In a very, very general sense: the runtime of a parallelized program is dominated by the portion of the work that can’t be parallelized. Why is this?
If you have a total runtime T, which can be split up into two parts, the parallelizable part T_{parallel} (abbreviated T_p) and the non-parallelizable (or serial) part T_{serial} (abbreviated T_s) such that T = T_s + T_p, then as you increase the number of threads/processes to work on your program, T_p goes to 0 (as that time is divided between all processes/threads), leaving T = T_s.
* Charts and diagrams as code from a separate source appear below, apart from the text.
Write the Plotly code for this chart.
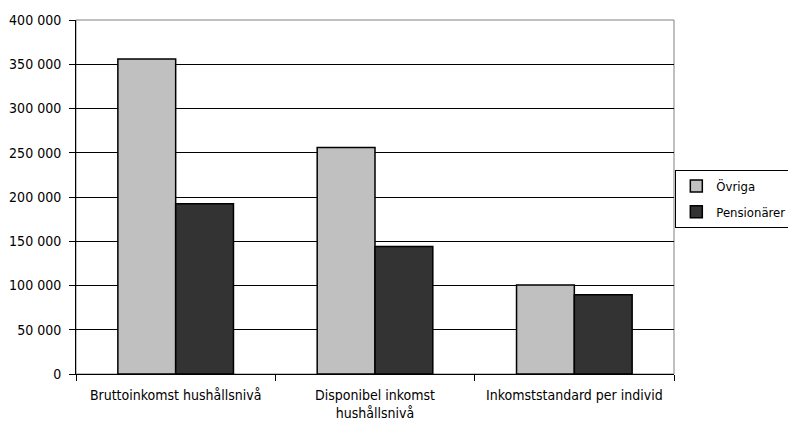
import plotly.graph_objects as go

categories = ["Bruttoinkomst hushållsnivå", "Disponibel inkomst<br>hushållsnivå", "Inkomststandard per individ"]
ovriga = [356000, 256000, 100500]
pensionarer = [192500, 144000, 89500]
y_ticks = [0, 50000, 100000, 150000, 200000, 250000, 300000, 350000, 400000]

FONT = "Liberation Sans Narrow, DejaVu Sans Condensed, sans-serif"

fig = go.Figure()
fig.add_trace(go.Bar(name="Övriga", x=categories, y=ovriga, legendgroup="a",
                     marker=dict(color="#c0c0c0", line=dict(color="black", width=1.5))))
fig.add_trace(go.Bar(name="Pensionärer", x=categories, y=pensionarer, legendgroup="b",
                     marker=dict(color="#333333", line=dict(color="black", width=1.5))))

fig.update_layout(
    width=788, height=428,
    margin=dict(l=76, r=114, t=20, b=54, autoexpand=False),
    paper_bgcolor="white", plot_bgcolor="white",
    barmode="group", bargap=0.42, bargroupgap=0,
    separators=", ",
    font=dict(family=FONT, size=14, color="black"),
    showlegend=True,
    legend=dict(xref="container", yref="container", x=0.857, y=0.535,
                xanchor="left", yanchor="middle",
                bordercolor="black", borderwidth=1, bgcolor="white",
                font=dict(family=FONT, size=13), itemwidth=30,
                traceorder="grouped", tracegroupgap=6),
    shapes=[dict(type="rect", xref="paper", yref="paper", x0=0, y0=0, x1=1, y1=1,
                 line=dict(color="#808080", width=1), layer="below")],
)
fig.update_xaxes(
    type="category", tickson="boundaries", ticks="outside", ticklen=6,
    tickcolor="black", showline=True, linecolor="black", linewidth=1,
    showgrid=False, tickfont=dict(family=FONT, size=14), tickangle=0,
    ticklabelstandoff=8, automargin=False,
)
fig.update_yaxes(
    range=[0, 400000], tickvals=y_ticks, tickformat=",d",
    ticks="outside", ticklen=6, tickcolor="black",
    showline=True, linecolor="black", linewidth=1,
    showgrid=True, gridcolor="black", gridwidth=1,
    zeroline=False, tickfont=dict(family=FONT, size=14),
    ticklabelstandoff=5, automargin=False,
)

fig.write_html("out.html")
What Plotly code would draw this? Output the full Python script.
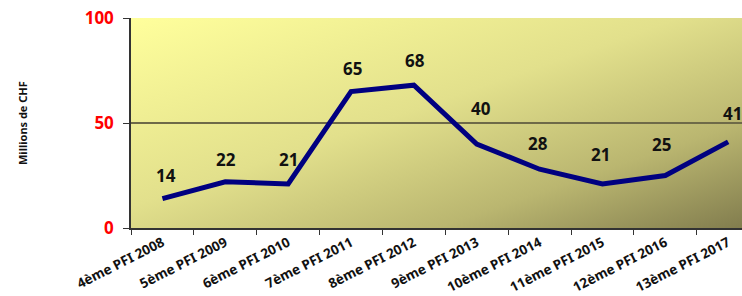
import base64
import plotly.graph_objects as go

categories = ["4ème PFI 2008", "5ème PFI 2009", "6ème PFI 2010", "7ème PFI 2011",
              "8ème PFI 2012", "9ème PFI 2013", "10ème PFI 2014", "11ème PFI 2015",
              "12ème PFI 2016", "13ème PFI 2017"]
values = [14, 22, 21, 65, 68, 40, 28, 21, 25, 41]
y_ticks = [0, 50, 100]

# label offsets (style)
label_yshift = [23, 22, 24, 23, 25, 36, 26, 29, 31, 28]
label_xshift = [4, 1, 0, 1, 1, 4, -2, -2, -4, 4]

svg = """<svg xmlns='http://www.w3.org/2000/svg' width='100' height='100' viewBox='0 0 100 100' preserveAspectRatio='none'>
<defs><linearGradient id='g' x1='0' y1='0' x2='1' y2='1'>
<stop offset='0' stop-color='#FFFF9C'/>
<stop offset='0.45' stop-color='#E2E08C'/>
<stop offset='0.75' stop-color='#BAB670'/>
<stop offset='1' stop-color='#827D4E'/>
</linearGradient></defs>
<rect x='0' y='0' width='100' height='100' fill='url(#g)'/></svg>"""
bg_uri = "data:image/svg+xml;base64," + base64.b64encode(svg.encode()).decode()

fig = go.Figure()
fig.add_trace(go.Scatter(
    x=categories, y=values, mode="lines",
    line=dict(color="#000080", width=5),
    hoverinfo="skip", showlegend=False,
))

for c, v, ys, xs in zip(categories, values, label_yshift, label_xshift):
    fig.add_annotation(x=c, y=v, text=f"<b>{v}</b>", showarrow=False,
                       yshift=ys, xshift=xs,
                       font=dict(family="Noto Sans", size=17, color="#111111"))

fig.add_annotation(xref="paper", yref="paper", x=-(131 - 22) / 611, y=0.5,
                   xanchor="center", yanchor="middle",
                   text="<b>Millions de CHF</b>", textangle=-90, showarrow=False,
                   font=dict(family="Noto Sans", size=11, color="#111111"))

fig.add_layout_image(dict(source=bg_uri, xref="paper", yref="paper", x=0, y=1,
                          sizex=1, sizey=1, sizing="stretch", layer="below",
                          xanchor="left", yanchor="top"))

fig.update_layout(
    width=742, height=296,
    margin=dict(l=131, r=0, t=18, b=68, autoexpand=False),
    paper_bgcolor="white", plot_bgcolor="rgba(0,0,0,0)",
    xaxis=dict(
        type="category", range=[-0.5, 9.22], tickson="boundaries",
        ticks="outside", ticklen=5, tickcolor="#333333", automargin=False,
        showline=True, linecolor="#333333", linewidth=1.5,
        showgrid=False, tickangle=-27,
        tickfont=dict(family="Noto Sans", size=13.5, color="#111111", weight="bold"),
    ),
    yaxis=dict(
        range=[0, 100], tickvals=y_ticks, ticks="outside", ticklen=6,
        tickcolor="#333333", ticklabelstandoff=6, automargin=False,
        showline=True, linecolor="#333333", linewidth=1.5,
        showgrid=True, gridcolor="#6E6A48", gridwidth=1.5, zeroline=False,
        tickfont=dict(family="Noto Sans", size=17, color="#FF0000", weight="bold"),
    ),
)

fig.write_html("out.html", config={"displayModeBar": False},
               post_script="document.body.style.margin='0';document.body.style.overflow='hidden';")
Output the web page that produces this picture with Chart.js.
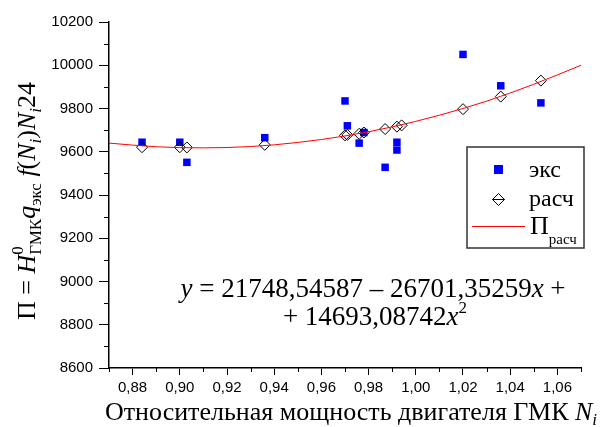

This is because we can use p = T_p / T, i.e. the proportion of the total runtime that we can parallelize, to write the above like:
T = T_s + T_p = (1-p)T + pT
If we now throw n parallel processors at the problem, we get
(1-\frac{p}{n})T + \frac{p}{n}T
We can see that as n \to \infty, the first half tends to T, while the second half tends to 0, resulting in the fact that the non-parallelizable portion dominates the runtime (in the limit).
This is called Amdahl’s Law.
The trouble is of course, that p depends heavily on the algorithm you want to calculate, some of which are easily parallelizeable (i.e. have a very large p close to 1), while others are very serial in nature (i.e. have a small p close to 0). Regardless of which it is though, it’s pretty much always beneficial to start optimizing the serial portion of the parallelizable work itself, since that’s the part that will benefit from parallelization.